An Imagined Archive – SAPIENS


In encountering this history so viscerally, I was repelled by the language of objectivity and the callousness of facts.

What would the past look like without “fact,” I thought, without “objectivity”?

Alternatively, poetry became a language of possibility, of recovery, of an attempt to hold what should not be held.

As I continued to encounter ethnographic collections with heritage and ancestral human remains from my home country, I became convinced that to engage this history, I could not use the language of dimensions, inventory, specifications, and fact. I turned to poet Audre Lorde’s timeless epitaph: “The master’s tools will never dismantle the master’s house.”

I also turned to other Black feminist theorists who dared dream beyond a world of “reason” and “rationality,” such as Saidiya Hartman, Dionne Brand, Katherine McKittrick, Octavia Butler, Grace Nichols, Una Marson, and Toni Cade Bambara. I wrote accompanied by these Black women who refused to be resigned to the margins, who refused the imprisonment of defeatist narratives.

I set out to merge the findings of my historical practice with the elusive language of poetry. The archive became the construction site, the playing field where I would attempt to tune into the frequency of marginalized voices—not to give them a voice but to find a way to hear them better.

CONSTRUCTING AN ALTERNATIVE ARCHIVE

In my experiences in museum storage rooms, laboratories, and university collections, I could never find stories of people who looked like me. The archive was a burial site. I mourned the death of stories, lamented over the empty page, and plotted how to go against my historical training.

In trying my own hand at an archive, I use imagination to make up the walls, speculation to put in the flooring, and poetry to fill in the bare shelves.

Take, for example, the poem “An Imagined Monograph for Nongqawuse.” I first learned of Nongqawuse’s account in a history course on South Africa. The story of a 19th-century Xhosa prophetess who led a pivotal cattle-killing campaign amid British colonial resistance campaigns struck me. Her story is well known but shrouded in mystery, judgment, and shame. Poetry allowed me to imagine her passing through the “hall of history,” the way she “enters the archive / under the weight of shame, / soaked, she shuffles in with / endless rivulets of blood / embedded in her small palms.” Through poetry, I could imagine her human condition along with her categorization in history. In this iteration, she became more than a disgraced historical figure.

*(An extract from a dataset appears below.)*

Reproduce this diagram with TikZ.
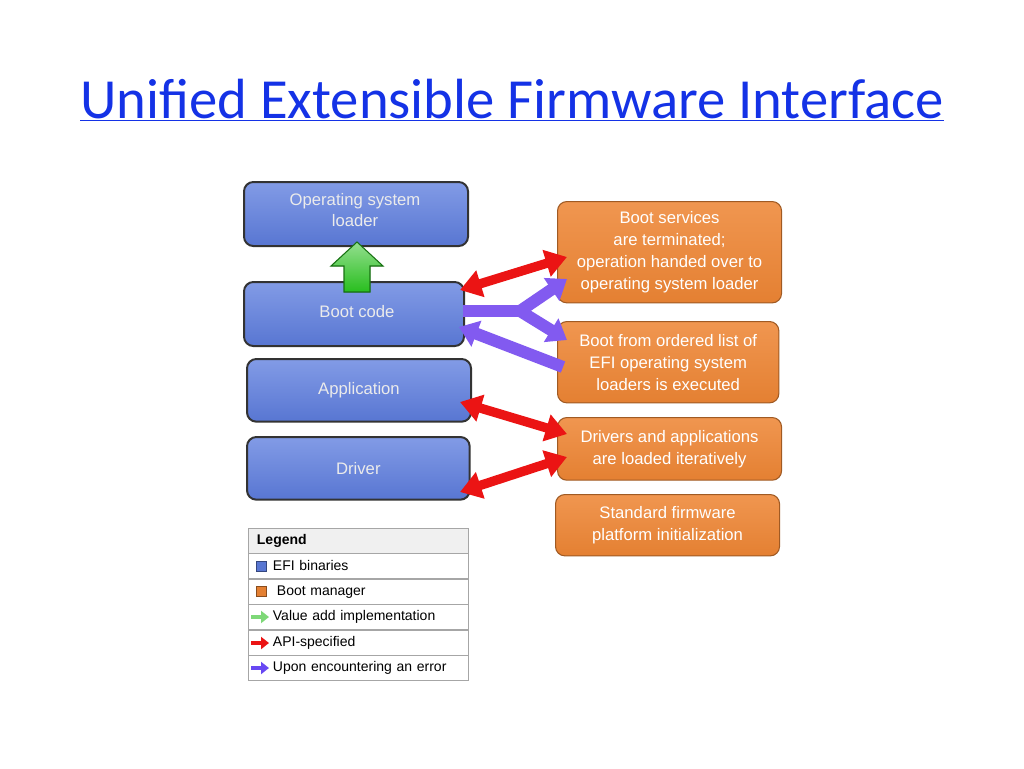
\documentclass[tikz,border=0pt]{standalone}
\usepackage{fontspec}
\setmainfont{Liberation Sans}
\newfontfamily\titlefont{Carlito}
\usetikzlibrary{arrows.meta}
\definecolor{bluebox}{RGB}{88,118,210}
\definecolor{bluetop}{RGB}{130,155,230}
\definecolor{orangebox}{RGB}{228,128,50}
\definecolor{orangetop}{RGB}{240,150,80}
\definecolor{linkblue}{RGB}{20,50,230}
\definecolor{apired}{RGB}{235,20,20}
\definecolor{errpurple}{RGB}{130,90,240}
\definecolor{valgreen}{RGB}{40,190,30}
\begin{document}
\begin{tikzpicture}[x=0.75pt,y=-0.75pt,
 efibox/.style={draw=black!80,line width=1.5pt,rounded corners=7pt,top color=bluetop,bottom color=bluebox,text=white!92!black,font=\fontsize{12.5}{16}\selectfont,align=center,anchor=north west,inner sep=2pt},
 mgrbox/.style={draw=orangebox!70!black,line width=0.8pt,rounded corners=7pt,top color=orangetop,bottom color=orangebox,text=white,font=\fontsize{12.5}{16.5}\selectfont,align=center,anchor=north west,inner sep=2pt},
 apiarrow/.style={draw=apired,line width=7pt,{Triangle[length=16pt,width=20pt]}-{Triangle[length=16pt,width=20pt]}},
 errline/.style={draw=errpurple,line width=9pt},
 legrow/.style={draw=gray!70,anchor=north west,minimum width=165pt,minimum height=19pt,text width=158pt,font=\fontsize{10.5}{12}\selectfont,inner sep=3pt}]
\useasboundingbox (0,0) rectangle (1024,768);
\node[font=\titlefont\fontsize{42.5}{46}\selectfont,text=linkblue] (title) at (512,100) {\underline{Unified Extensible Firmware Interface}};
% blue boxes
\node[efibox,minimum width=168pt,minimum height=48pt] (os) at (243,181) {};
\node[text=white!92!black,font=\fontsize{12.5}{16}\selectfont,align=center] (osl) at (355,210) {Operating system\\loader};
\node[efibox,minimum width=165pt,minimum height=48pt] (boot) at (243,281) {};
\node at (357,312) [text=white!92!black,font=\fontsize{12.5}{16}\selectfont] (bootl) {Boot code};
\node[efibox,minimum width=168pt,minimum height=47pt] (app) at (246,358) {Application};
\node[efibox,minimum width=167pt,minimum height=47pt] (drv) at (246,436) {Driver};
% orange boxes
\node[mgrbox,minimum width=168pt,minimum height=76pt] (m1) at (557,201) {Boot services\\are terminated;\\operation handed over to\\operating system loader};
\node[mgrbox,minimum width=166pt,minimum height=61pt] (m2) at (557,321) {Boot from ordered list of\\EFI operating system\\loaders is executed};
\node[mgrbox,minimum width=168pt,minimum height=47pt] (m3) at (557,417) {Drivers and applications\\are loaded iteratively};
\node[mgrbox,minimum width=168pt,minimum height=46pt] (m4) at (555,494) {Standard firmware\\platform initialization};
% green arrow
\coordinate (gA) at (357,242);
\filldraw[draw=valgreen!60!black,line width=0.8pt,top color=valgreen!50!white,bottom color=valgreen] (gA) -- (383,266) -- (370,266) -- (370,292) -- (344,292) -- (344,266) -- (331,266) -- cycle;
% red arrows
\coordinate (r1a) at (460,290); \coordinate (r1b) at (567,257);
\draw[apiarrow] (r1a) -- (r1b);
\coordinate (r2a) at (460,402); \coordinate (r2b) at (567,434);
\draw[apiarrow] (r2a) -- (r2b);
\coordinate (r3a) at (460,492); \coordinate (r3b) at (567,457);
\draw[apiarrow] (r3a) -- (r3b);
% purple arrows
\coordinate (p0) at (463,311); \coordinate (pj) at (520,311);
\coordinate (pt1) at (567,279); \coordinate (pt2) at (567,340);
\draw[errline,line join=round] (p0) -- (pj);
\draw[errline,-{Triangle[length=14pt,width=20pt]}] (pj) -- (pt1);
\draw[errline,-{Triangle[length=14pt,width=20pt]}] (pj) -- (pt2);
\coordinate (pb) at (563,367); \coordinate (pe) at (459,327);
\draw[errline,-{Triangle[length=14pt,width=20pt]}] (pb) -- (pe);
% legend
\node[legrow,fill=gray!12,font=\bfseries\fontsize{10.5}{12}\selectfont] (lh) at (248,528) {\hspace{3pt}Legend};
\node[legrow] (l1) at (248,553) {\hspace{15pt}EFI binaries};
\node[legrow] (l2) at (248,579) {\hspace{18pt}Boot manager};
\node[legrow] (l3) at (248,604) {\hspace{15pt}Value add implementation};
\node[legrow] (l4) at (248,630) {\hspace{15pt}API-specified};
\node[legrow] (l5) at (248,655) {\hspace{15pt}Upon encountering an error};
\fill[bluebox,draw=bluebox!60!black,line width=0.3pt] (256,561) rectangle (266,571);
\fill[orangebox,draw=orangebox!60!black,line width=0.3pt] (256,586) rectangle (266,596);
\draw[valgreen!60,line width=3pt,-{Triangle[length=6pt,width=9pt]}] (251,617) -- (269,617);
\draw[apired,line width=3pt,-{Triangle[length=6pt,width=9pt]}] (251,643) -- (269,643);
\draw[errpurple!80!blue,line width=3pt,-{Triangle[length=6pt,width=9pt]}] (251,668) -- (269,668);
\end{tikzpicture}
\end{document}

In “Coastal Eden,” I interrogate Creationist narratives and the blame often assigned to “First Women.” I imagined Eve’s internal thoughts amid this blame, how she may have resided in the garden, “in tears, / wanting to know why her / and not the tree.” Poetry gives these historical women voices, as well as counterarguments to the accusations hurled against them.

Not all my experiments have distinct historical figures. In some, I listen for and try to sense unknown women. “The Visit” and “Nameless Woman” both use the conceit of a blurred, shapeless figure to try to capture the experience of working in archives and museums. In “The Visit,” I imagine how this figure “sits in the corner, / outlined faintly by the soft glare of the moon. / she does not wear clothes, no nightrobe, no plush slippers. / there is no spine to turn, no torso to twist, only the / sobbing.” Similarly, in “Nameless Woman,” the unknown speaker uses direct address to describe how her “body has folded into itself / sprouted brown mold, like rotting fruit / dropped almond, fermented sugarcane.” The poetic voices of uncertainty show what researchers, descendants, activists, practitioners, and mourners face when looking for African women in historical records.